La actriz francesa alcanza en «El sueño de Gabrielle» una energía feroz, una violenta intensidad, agazapada bajo su frágil apariencia

16 jun 2017 . Actualizado a las 07:44 h.

Algunas películas solo parecen tener sentido sostenidas en la presencia y gestualidad de sus actores, como sucede con este templo levantado para Marion Cotillard. El sueño de Gabrielle es el título español, que puede destripar contenidos secretos. El mal de piedra sería la justa traducción del francés, más sutil y enigmática. No deja de ser una manera poética de llamar a los prosaicos cálculos en la orina, la enfermedad que atenaza a la protagonista. Porque, en realidad, el mundo es de piedra para la sensible hija del granjero de la Provenza, poseída por una devastadora locura de anhelos e insatisfacciones. «Dame lo principal, o déjame morir», le reza a un cristo de madera. Rodeada del canto obsesivo de las cigarras que llaman a sus parejas, la enferma entra en el río, para apagar las llamas que la consumen. Son los años cincuenta y la mamá lunar -Brigitte Rouan- casa a su hija con un español antifranquista -Àlex Brendemühl- que ha venido a trabajar en la cosecha.

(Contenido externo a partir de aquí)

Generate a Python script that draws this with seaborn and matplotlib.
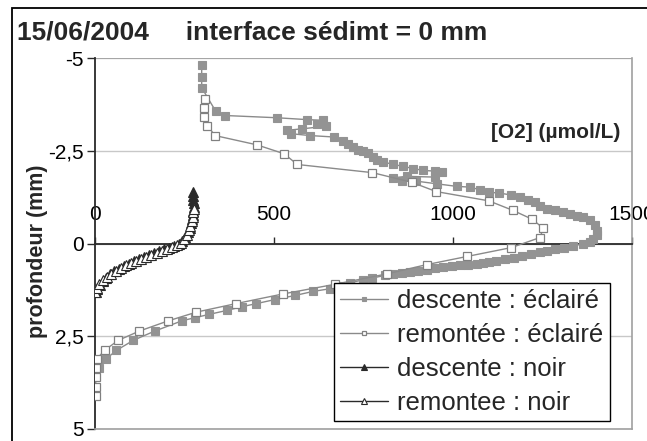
import matplotlib
matplotlib.use("Agg")
import matplotlib.pyplot as plt
from matplotlib.patches import Rectangle
import seaborn as sns

# ---------------- data ----------------
desc_ecl_x = [298, 298, 298, 337, 363, 507, 591, 638, 619, 645, 577, 535, 547, 600, 668,
              692, 707, 721, 735, 749, 763, 777, 787, 805, 833, 861, 889, 917, 950, 968,
              950, 871, 833, 857, 898, 954, 1010, 1047, 1075, 1101, 1129, 1161, 1187, 1210,
              1229, 1243, 1262, 1285, 1308, 1327, 1345, 1364, 1383, 1397, 1401, 1401, 1392,
              1383, 1364, 1336, 1310, 1285, 1262, 1243, 1218, 1194, 1170, 1145, 1120, 1100,
              1085, 1066, 1043, 1019, 996, 973, 950, 926, 903, 880, 857, 833, 810, 775, 749,
              712, 685, 656, 610, 559, 503, 451, 412, 370, 319, 279, 244, 167, 107, 60, 31, 12]
desc_ecl_y = [-4.82, -4.48, -4.20, -3.57, -3.45, -3.39, -3.34, -3.32, -3.23, -3.16, -3.09, -3.05,
              -2.96, -2.91, -2.87, -2.77, -2.68, -2.59, -2.52, -2.48, -2.43, -2.32, -2.24, -2.20,
              -2.13, -2.08, -2.02, -1.97, -1.95, -1.92, -1.79, -1.81, -1.77, -1.68, -1.68, -1.61,
              -1.54, -1.52, -1.45, -1.38, -1.36, -1.31, -1.25, -1.18, -1.11, -1.02, -0.94, -0.89,
              -0.84, -0.80, -0.75, -0.71, -0.62, -0.49, -0.35, -0.22, -0.13, -0.04, 0.01, 0.06,
              0.11, 0.14, 0.20, 0.24, 0.29, 0.35, 0.39, 0.43, 0.47, 0.50, 0.52, 0.55, 0.57, 0.59,
              0.61, 0.64, 0.66, 0.71, 0.75, 0.77, 0.80, 0.82, 0.86, 0.93, 0.98, 1.06, 1.14, 1.22,
              1.29, 1.40, 1.51, 1.62, 1.70, 1.80, 1.91, 2.00, 2.08, 2.36, 2.61, 2.88, 3.11, 3.35]

rem_ecl_x = [307, 304, 304, 314, 335, 452, 528, 565, 775, 885, 953, 1100, 1168, 1222, 1252,
             1243, 1163, 1039, 926, 815, 670, 525, 394, 283, 203, 124, 65, 28, 6, 2, 2, 2, 2]
rem_ecl_y = [-3.90, -3.65, -3.40, -3.18, -2.91, -2.66, -2.42, -2.13, -1.91, -1.65, -1.40, -1.15,
             -0.89, -0.65, -0.41, -0.16, 0.11, 0.35, 0.57, 0.82, 1.10, 1.36, 1.62, 1.85, 2.09,
             2.36, 2.61, 2.87, 3.10, 3.36, 3.61, 3.87, 4.12]

desc_noir_x = [273, 274, 275, 276, 276, 275, 274, 272, 268, 264, 259, 252, 244, 236, 222, 208,
               194, 180, 166, 151, 137, 122, 108, 94, 80, 66, 54, 42, 31, 21, 13, 6, 2]
desc_noir_y = [-1.38, -1.28, -1.18, -1.08, -0.98, -0.88, -0.78, -0.66, -0.54, -0.42, -0.30,
               -0.18, -0.07, 0.02, 0.07, 0.11, 0.16, 0.21, 0.26, 0.31, 0.37, 0.42, 0.48, 0.54,
               0.61, 0.68, 0.75, 0.83, 0.92, 1.01, 1.11, 1.22, 1.32]

rem_noir_x = [1, 5, 12, 22, 33, 45, 58, 72, 86, 100, 114, 129, 143, 157, 172, 186, 200, 214,
              228, 240, 249, 256, 262, 266, 270, 273, 275, 276]
rem_noir_y = [1.30, 1.20, 1.09, 0.99, 0.90, 0.81, 0.73, 0.66, 0.59, 0.53, 0.47, 0.42, 0.36,
              0.31, 0.26, 0.20, 0.14, 0.09, 0.04, -0.02, -0.12, -0.24, -0.36, -0.48, -0.60,
              -0.72, -0.84, -0.94]

series_labels = ["descente : éclairé", "remontée : éclairé", "descente : noir", "remontee : noir"]
x_ticks = [0, 500, 1000, 1500]
x_ticklabels = ["0", "500", "1000", "1500"]
y_ticks = [-5, -2.5, 0, 2.5, 5]
y_ticklabels = ["-5", "-2,5", "0", "2,5", "5"]
title_text = "15/06/2004     interface sédimt = 0 mm"
xlabel_text = "[O2] (µmol/L)"
ylabel_text = "profondeur (mm)"

# ---------------- style ----------------
sns.set_style("white")
plt.rcParams["font.family"] = ["Liberation Sans", "DejaVu Sans"]

fig = plt.figure(figsize=(6.47, 4.41), dpi=100)
ax = fig.add_axes([95 / 647, 1 - 429 / 441, 537 / 647, 371 / 441])

grey = "#8a8a8a"
fill_grey = "#939393"
dark = "#2a2a2a"

styles = [
    dict(color=grey, marker="s", markersize=5.6, markerfacecolor=fill_grey,
         markeredgecolor=fill_grey, markeredgewidth=0.8, linewidth=1.0),
    dict(color=grey, marker="s", markersize=5.6, markerfacecolor="white",
         markeredgecolor="#808080", markeredgewidth=0.9, linewidth=1.0),
    dict(color=dark, marker="^", markersize=6.6, markerfacecolor=dark,
         markeredgecolor=dark, markeredgewidth=0.8, linewidth=1.0),
    dict(color=dark, marker="^", markersize=6.6, markerfacecolor="white",
         markeredgecolor=dark, markeredgewidth=0.8, linewidth=1.0),
]
data = [(desc_ecl_x, desc_ecl_y), (rem_ecl_x, rem_ecl_y),
        (desc_noir_x, desc_noir_y), (rem_noir_x, rem_noir_y)]

for (xs, ys), lab, st in zip(data, series_labels, styles):
    sns.lineplot(x=xs, y=ys, sort=False, estimator=None, ax=ax, label=lab, zorder=3, **st)

ax.set_xlim(0, 1500)
ax.set_ylim(5, -5)

# grid and borders
ax.set_yticks(y_ticks)
ax.set_yticklabels(y_ticklabels)
ax.yaxis.grid(True, color="#c8c8c8", linewidth=1.0)
ax.xaxis.grid(False)
ax.axhline(-5, color="#a0a0a0", linewidth=1.2, zorder=2)
ax.spines["bottom"].set_color("#a0a0a0")
ax.spines["right"].set_color("#a0a0a0")
ax.spines["right"].set_linewidth(1.2)
ax.spines["bottom"].set_linewidth(1.2)
ax.spines["left"].set_color(dark)
ax.spines["left"].set_linewidth(1.3)
ax.spines["top"].set_position(("data", 0))
ax.spines["top"].set_color(dark)
ax.spines["top"].set_linewidth(1.3)
ax.spines["top"].set_zorder(2.5)

ax.xaxis.set_ticks_position("top")
ax.set_xticks(x_ticks)
ax.set_xticklabels(x_ticklabels)
ax.tick_params(axis="x", direction="out", length=5, width=1, color=dark, pad=9,
               labelsize=15, labelcolor="black")
ax.tick_params(axis="y", direction="out", length=6, width=1, color=dark, pad=2,
               labelsize=15, labelcolor="black", left=True)

ax.set_xlabel("")
ax.set_ylabel(ylabel_text, fontsize=15.5, fontweight="bold")
ax.yaxis.set_label_coords(-0.088, 0.48)
ax.text(0.978, 0.798, xlabel_text, transform=ax.transAxes, ha="right", va="center",
        fontsize=15, fontweight="bold")

fig.text(17 / 647, 1 - 32 / 441, title_text, fontsize=19, fontweight="bold",
         ha="left", va="center")

handles, labels = ax.get_legend_handles_labels()
leg = ax.legend(handles, labels, loc="upper left", bbox_to_anchor=(0.445, 0.394),
                frameon=True, fancybox=False, edgecolor="black", framealpha=1,
                fontsize=18.5, handlelength=1.85, borderpad=0.25, labelspacing=0.38,
                handletextpad=0.35, borderaxespad=0, markerscale=0.55)
leg.get_frame().set_linewidth(1.0)
leg.set_zorder(5)

fig.add_artist(Rectangle((12 / 647, -0.05), 1.2, 1 - 8 / 441 + 0.05, fill=False,
                         edgecolor="black", linewidth=1.3, transform=fig.transFigure))

fig.savefig("out.png", dpi=100)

El marido, amante despechado, fascinado por la arrebatada belleza de la esposa, tosco pero solícito, o quizá delicado espartano, la lleva a una clínica en Suiza. Pero la heroína no quiere curarse, encuentra sentido en los agudos dolores de su enfermedad, que son un brutal éxtasis amoroso. Como una santa de Bernini, Gabrielle se retuerce, barroca.

Rechazada por un profesor timorato que le da a leer Cumbres borrascosas, enamorada de un hombre desahuciado, encontrará la redención en la comprensión última de su hermosa locura. Hay algo aquí de la Hanna Schygulla de Historia de Piera o de la Jessica Lange de Frances. Pero la señora Cotillard prefiere reconcentrar toda esa rebeldía. La gran transformista, que revivió a Edith Piaf en La vida en rosa, tronco en carne viva anhelante en De óxido y hueso, trabajadora despedida que mendiga a sus compañeros en Dos días una noche, está acostumbrada a todos los tour de force posibles. Dañada como una escultura de alguna acrópolis asolada, alcanza en esta película una energía feroz, una violenta intensidad, agazapada bajo su frágil apariencia.